THE PROBLEM: Many government construction contracts dictate what potential contractors must pay workers to get the job. These restrictions are bad news for taxpayers and laborers alike. Taxpayers may not be able to afford to start projects whose labor costs are inflated, and of course, laborers can’t get paid for projects that are never undertaken.
The prevailing wage sets a floor for pay, but it can actually hurt the workers it’s intended to help by denying employment to people who can do the job at a more competitive price. To make matters worse, making projects more expensive also means that less taxpayer money will be available for other priorities.
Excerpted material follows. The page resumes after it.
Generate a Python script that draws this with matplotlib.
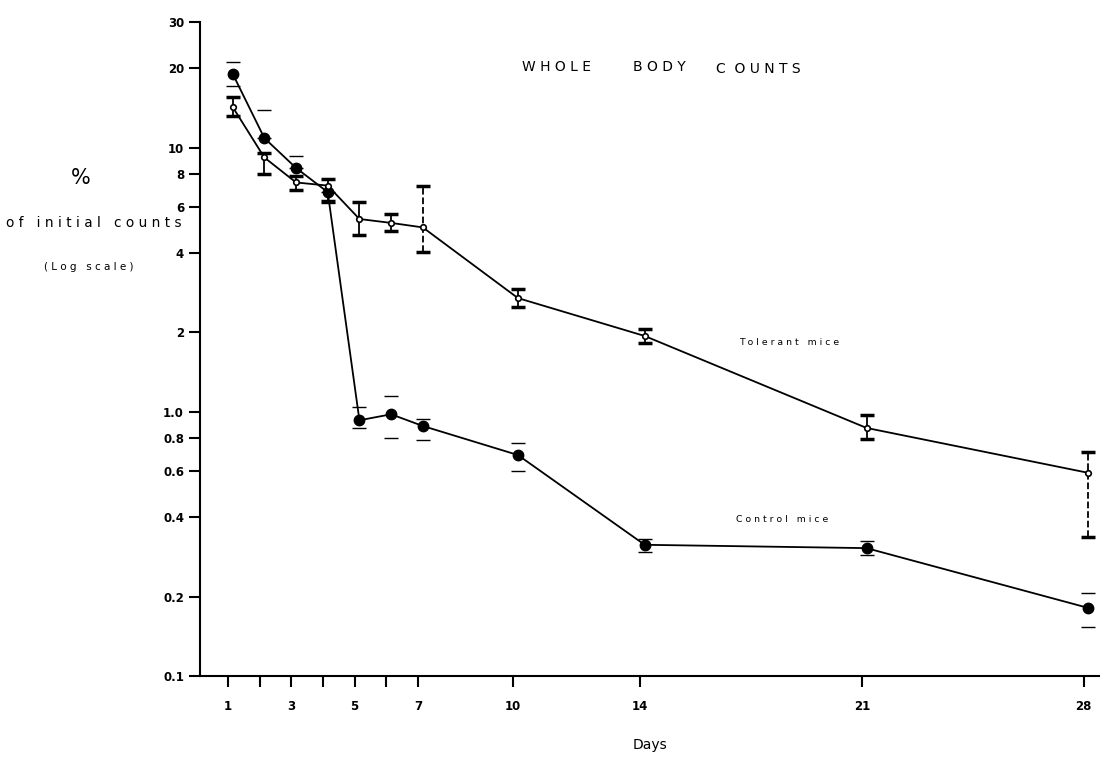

THE SOLUTION: Let the market set wages.
Rather than dictate wages, the government should have policies that support a healthy jobs environment where higher wages for all sorts of construction projects—including public construction—develop on their own without the harmful effects of wage floors.
Policymakers must keep in mind that project delays can hurt their communities over time. It would be better to let the market set wage rates for these projects and to begin delivering those public services sooner rather than later.
WHO ELSE DOES IT? States with no prevailing wage law include Alabama, Arizona, Arkansas, Colorado, Florida, Georgia, Idaho, Indiana, Iowa, Kansas, Kentucky, Louisiana, Mississippi, New Hampshire, North Carolina, North Dakota, Oklahoma, South Carolina, South Dakota, Utah, Virginia, and West Virginia.
THE OPPORTUNITY: Moving away from market-distorting policies like the prevailing wage will help the state promote job growth and spend taxpayer money efficiently.
- These reforms would promote job growth and make public works projects more affordable.
- Taxpayers get the most bang for their tax buck when their money is spent efficiently and effectively.